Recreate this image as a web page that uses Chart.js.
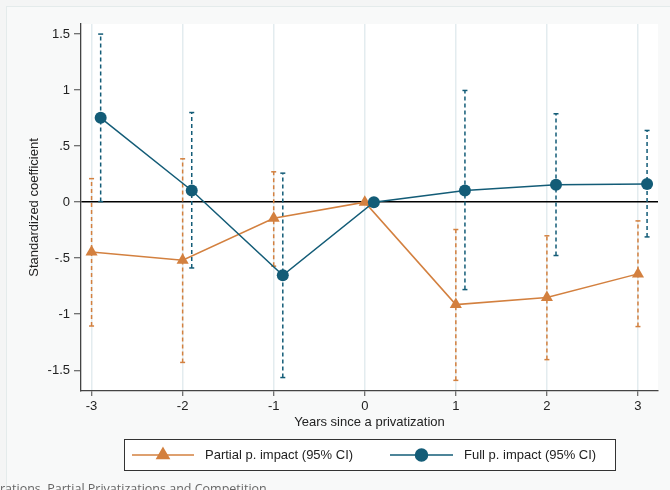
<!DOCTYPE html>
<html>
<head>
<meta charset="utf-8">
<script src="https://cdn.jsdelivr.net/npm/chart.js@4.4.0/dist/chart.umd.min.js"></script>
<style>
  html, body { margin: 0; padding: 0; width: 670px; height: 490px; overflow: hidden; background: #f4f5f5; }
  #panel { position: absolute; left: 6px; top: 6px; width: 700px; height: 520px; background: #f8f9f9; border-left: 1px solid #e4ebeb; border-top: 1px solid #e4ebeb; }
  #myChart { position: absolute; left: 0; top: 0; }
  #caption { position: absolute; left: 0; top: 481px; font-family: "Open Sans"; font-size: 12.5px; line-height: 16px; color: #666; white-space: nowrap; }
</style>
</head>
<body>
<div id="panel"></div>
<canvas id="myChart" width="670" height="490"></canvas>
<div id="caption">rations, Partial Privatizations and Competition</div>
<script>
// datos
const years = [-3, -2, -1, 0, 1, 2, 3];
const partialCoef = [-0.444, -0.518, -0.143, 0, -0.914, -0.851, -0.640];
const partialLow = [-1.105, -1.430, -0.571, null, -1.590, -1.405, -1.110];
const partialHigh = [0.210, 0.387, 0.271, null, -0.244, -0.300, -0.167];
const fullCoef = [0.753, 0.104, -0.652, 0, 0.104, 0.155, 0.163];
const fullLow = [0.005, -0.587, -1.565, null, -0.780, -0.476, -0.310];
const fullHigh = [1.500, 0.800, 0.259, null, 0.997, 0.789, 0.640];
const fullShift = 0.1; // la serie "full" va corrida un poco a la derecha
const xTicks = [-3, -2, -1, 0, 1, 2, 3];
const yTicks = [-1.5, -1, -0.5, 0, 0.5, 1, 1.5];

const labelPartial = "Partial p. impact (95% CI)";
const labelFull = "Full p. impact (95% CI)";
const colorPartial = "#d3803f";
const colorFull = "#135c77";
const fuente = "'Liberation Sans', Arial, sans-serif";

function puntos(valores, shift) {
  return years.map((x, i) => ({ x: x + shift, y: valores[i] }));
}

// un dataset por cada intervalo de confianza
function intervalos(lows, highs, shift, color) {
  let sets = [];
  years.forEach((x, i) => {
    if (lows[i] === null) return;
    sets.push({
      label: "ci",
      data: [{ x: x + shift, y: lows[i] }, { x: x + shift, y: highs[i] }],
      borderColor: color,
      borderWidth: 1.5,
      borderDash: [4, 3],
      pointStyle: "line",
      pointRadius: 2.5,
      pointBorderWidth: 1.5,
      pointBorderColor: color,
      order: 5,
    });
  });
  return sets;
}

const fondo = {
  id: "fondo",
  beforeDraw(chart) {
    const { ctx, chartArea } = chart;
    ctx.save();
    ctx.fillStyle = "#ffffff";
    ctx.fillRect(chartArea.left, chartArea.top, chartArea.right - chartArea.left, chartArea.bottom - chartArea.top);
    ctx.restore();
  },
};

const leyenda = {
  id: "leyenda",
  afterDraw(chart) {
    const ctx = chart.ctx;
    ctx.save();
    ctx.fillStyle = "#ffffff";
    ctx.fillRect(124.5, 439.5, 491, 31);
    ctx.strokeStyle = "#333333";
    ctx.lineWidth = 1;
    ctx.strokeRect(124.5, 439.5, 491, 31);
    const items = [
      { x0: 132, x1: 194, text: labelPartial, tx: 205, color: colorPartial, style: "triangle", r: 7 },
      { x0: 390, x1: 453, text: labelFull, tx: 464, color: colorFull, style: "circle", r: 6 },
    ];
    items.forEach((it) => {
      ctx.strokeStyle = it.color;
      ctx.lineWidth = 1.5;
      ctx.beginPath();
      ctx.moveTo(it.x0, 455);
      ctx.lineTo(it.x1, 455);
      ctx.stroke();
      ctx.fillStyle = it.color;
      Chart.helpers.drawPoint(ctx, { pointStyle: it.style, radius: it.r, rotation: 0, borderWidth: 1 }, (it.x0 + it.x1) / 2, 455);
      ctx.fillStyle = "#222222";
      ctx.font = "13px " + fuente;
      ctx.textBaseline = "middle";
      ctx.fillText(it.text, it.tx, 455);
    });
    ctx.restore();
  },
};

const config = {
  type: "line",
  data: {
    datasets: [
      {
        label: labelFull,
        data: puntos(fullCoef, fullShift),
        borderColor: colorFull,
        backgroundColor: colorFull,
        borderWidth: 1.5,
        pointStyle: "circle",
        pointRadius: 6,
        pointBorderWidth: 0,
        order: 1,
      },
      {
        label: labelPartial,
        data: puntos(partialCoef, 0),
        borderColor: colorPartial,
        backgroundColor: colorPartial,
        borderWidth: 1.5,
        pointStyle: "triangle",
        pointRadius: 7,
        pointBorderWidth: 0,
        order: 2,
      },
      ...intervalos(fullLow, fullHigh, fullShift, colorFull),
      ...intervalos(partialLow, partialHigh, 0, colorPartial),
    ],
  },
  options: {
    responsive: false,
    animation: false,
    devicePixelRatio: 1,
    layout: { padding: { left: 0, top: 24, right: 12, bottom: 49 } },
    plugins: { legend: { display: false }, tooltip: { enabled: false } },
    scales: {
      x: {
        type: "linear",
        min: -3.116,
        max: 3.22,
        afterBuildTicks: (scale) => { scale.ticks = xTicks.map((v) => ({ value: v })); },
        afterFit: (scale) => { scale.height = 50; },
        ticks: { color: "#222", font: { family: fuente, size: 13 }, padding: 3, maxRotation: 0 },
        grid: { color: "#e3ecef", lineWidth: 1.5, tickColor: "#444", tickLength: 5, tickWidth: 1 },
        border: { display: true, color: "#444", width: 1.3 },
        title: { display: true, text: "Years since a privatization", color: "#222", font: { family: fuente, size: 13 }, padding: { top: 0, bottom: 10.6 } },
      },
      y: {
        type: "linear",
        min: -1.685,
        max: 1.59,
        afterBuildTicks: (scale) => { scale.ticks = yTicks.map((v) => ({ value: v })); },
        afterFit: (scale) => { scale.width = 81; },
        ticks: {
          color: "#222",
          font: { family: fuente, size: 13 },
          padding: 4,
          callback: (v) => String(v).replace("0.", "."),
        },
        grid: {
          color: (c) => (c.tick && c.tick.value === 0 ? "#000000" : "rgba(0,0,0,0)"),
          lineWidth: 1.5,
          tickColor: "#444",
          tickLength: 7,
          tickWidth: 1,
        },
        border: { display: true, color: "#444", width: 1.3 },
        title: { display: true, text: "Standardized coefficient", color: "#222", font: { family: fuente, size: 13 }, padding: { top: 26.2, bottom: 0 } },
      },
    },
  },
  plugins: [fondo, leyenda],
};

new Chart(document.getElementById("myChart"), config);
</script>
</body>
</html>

┄┄┄┄┄┄┄┄┄┄┄┄┄┄┄┄┄┄┄┄

**Task to complete**
Copy the material shown above in full and exactly. Skip the pictures.

**Response to the exercise**
Recreate this image as a web page that uses Chart.js.
<!DOCTYPE html>
<html>
<head>
<meta charset="utf-8">
<script src="https://cdn.jsdelivr.net/npm/chart.js@4.4.0/dist/chart.umd.min.js"></script>
<style>
  html, body { margin: 0; padding: 0; width: 670px; height: 490px; overflow: hidden; background: #f4f5f5; }
  #panel { position: absolute; left: 6px; top: 6px; width: 700px; height: 520px; background: #f8f9f9; border-left: 1px solid #e4ebeb; border-top: 1px solid #e4ebeb; }
  #myChart { position: absolute; left: 0; top: 0; }
  #caption { position: absolute; left: 0; top: 481px; font-family: "Open Sans"; font-size: 12.5px; line-height: 16px; color: #666; white-space: nowrap; }
</style>
</head>
<body>
<div id="panel"></div>
<canvas id="myChart" width="670" height="490"></canvas>
<div id="caption">rations, Partial Privatizations and Competition</div>
<script>
// datos
const years = [-3, -2, -1, 0, 1, 2, 3];
const partialCoef = [-0.444, -0.518, -0.143, 0, -0.914, -0.851, -0.640];
const partialLow = [-1.105, -1.430, -0.571, null, -1.590, -1.405, -1.110];
const partialHigh = [0.210, 0.387, 0.271, null, -0.244, -0.300, -0.167];
const fullCoef = [0.753, 0.104, -0.652, 0, 0.104, 0.155, 0.163];
const fullLow = [0.005, -0.587, -1.565, null, -0.780, -0.476, -0.310];
const fullHigh = [1.500, 0.800, 0.259, null, 0.997, 0.789, 0.640];
const fullShift = 0.1; // la serie "full" va corrida un poco a la derecha
const xTicks = [-3, -2, -1, 0, 1, 2, 3];
const yTicks = [-1.5, -1, -0.5, 0, 0.5, 1, 1.5];

const labelPartial = "Partial p. impact (95% CI)";
const labelFull = "Full p. impact (95% CI)";
const colorPartial = "#d3803f";
const colorFull = "#135c77";
const fuente = "'Liberation Sans', Arial, sans-serif";

function puntos(valores, shift) {
  return years.map((x, i) => ({ x: x + shift, y: valores[i] }));
}

// un dataset por cada intervalo de confianza
function intervalos(lows, highs, shift, color) {
  let sets = [];
  years.forEach((x, i) => {
    if (lows[i] === null) return;
    sets.push({
      label: "ci",
      data: [{ x: x + shift, y: lows[i] }, { x: x + shift, y: highs[i] }],
      borderColor: color,
      borderWidth: 1.5,
      borderDash: [4, 3],
      pointStyle: "line",
      pointRadius: 2.5,
      pointBorderWidth: 1.5,
      pointBorderColor: color,
      order: 5,
    });
  });
  return sets;
}

const fondo = {
  id: "fondo",
  beforeDraw(chart) {
    const { ctx, chartArea } = chart;
    ctx.save();
    ctx.fillStyle = "#ffffff";
    ctx.fillRect(chartArea.left, chartArea.top, chartArea.right - chartArea.left, chartArea.bottom - chartArea.top);
    ctx.restore();
  },
};

const leyenda = {
  id: "leyenda",
  afterDraw(chart) {
    const ctx = chart.ctx;
    ctx.save();
    ctx.fillStyle = "#ffffff";
    ctx.fillRect(124.5, 439.5, 491, 31);
    ctx.strokeStyle = "#333333";
    ctx.lineWidth = 1;
    ctx.strokeRect(124.5, 439.5, 491, 31);
    const items = [
      { x0: 132, x1: 194, text: labelPartial, tx: 205, color: colorPartial, style: "triangle", r: 7 },
      { x0: 390, x1: 453, text: labelFull, tx: 464, color: colorFull, style: "circle", r: 6 },
    ];
    items.forEach((it) => {
      ctx.strokeStyle = it.color;
      ctx.lineWidth = 1.5;
      ctx.beginPath();
      ctx.moveTo(it.x0, 455);
      ctx.lineTo(it.x1, 455);
      ctx.stroke();
      ctx.fillStyle = it.color;
      Chart.helpers.drawPoint(ctx, { pointStyle: it.style, radius: it.r, rotation: 0, borderWidth: 1 }, (it.x0 + it.x1) / 2, 455);
      ctx.fillStyle = "#222222";
      ctx.font = "13px " + fuente;
      ctx.textBaseline = "middle";
      ctx.fillText(it.text, it.tx, 455);
    });
    ctx.restore();
  },
};

const config = {
  type: "line",
  data: {
    datasets: [
      {
        label: labelFull,
        data: puntos(fullCoef, fullShift),
        borderColor: colorFull,
        backgroundColor: colorFull,
        borderWidth: 1.5,
        pointStyle: "circle",
        pointRadius: 6,
        pointBorderWidth: 0,
        order: 1,
      },
      {
        label: labelPartial,
        data: puntos(partialCoef, 0),
        borderColor: colorPartial,
        backgroundColor: colorPartial,
        borderWidth: 1.5,
        pointStyle: "triangle",
        pointRadius: 7,
        pointBorderWidth: 0,
        order: 2,
      },
      ...intervalos(fullLow, fullHigh, fullShift, colorFull),
      ...intervalos(partialLow, partialHigh, 0, colorPartial),
    ],
  },
  options: {
    responsive: false,
    animation: false,
    devicePixelRatio: 1,
    layout: { padding: { left: 0, top: 24, right: 12, bottom: 49 } },
    plugins: { legend: { display: false }, tooltip: { enabled: false } },
    scales: {
      x: {
        type: "linear",
        min: -3.116,
        max: 3.22,
        afterBuildTicks: (scale) => { scale.ticks = xTicks.map((v) => ({ value: v })); },
        afterFit: (scale) => { scale.height = 50; },
        ticks: { color: "#222", font: { family: fuente, size: 13 }, padding: 3, maxRotation: 0 },
        grid: { color: "#e3ecef", lineWidth: 1.5, tickColor: "#444", tickLength: 5, tickWidth: 1 },
        border: { display: true, color: "#444", width: 1.3 },
        title: { display: true, text: "Years since a privatization", color: "#222", font: { family: fuente, size: 13 }, padding: { top: 0, bottom: 10.6 } },
      },
      y: {
        type: "linear",
        min: -1.685,
        max: 1.59,
        afterBuildTicks: (scale) => { scale.ticks = yTicks.map((v) => ({ value: v })); },
        afterFit: (scale) => { scale.width = 81; },
        ticks: {
          color: "#222",
          font: { family: fuente, size: 13 },
          padding: 4,
          callback: (v) => String(v).replace("0.", "."),
        },
        grid: {
          color: (c) => (c.tick && c.tick.value === 0 ? "#000000" : "rgba(0,0,0,0)"),
          lineWidth: 1.5,
          tickColor: "#444",
          tickLength: 7,
          tickWidth: 1,
        },
        border: { display: true, color: "#444", width: 1.3 },
        title: { display: true, text: "Standardized coefficient", color: "#222", font: { family: fuente, size: 13 }, padding: { top: 26.2, bottom: 0 } },
      },
    },
  },
  plugins: [fondo, leyenda],
};

new Chart(document.getElementById("myChart"), config);
</script>
</body>
</html>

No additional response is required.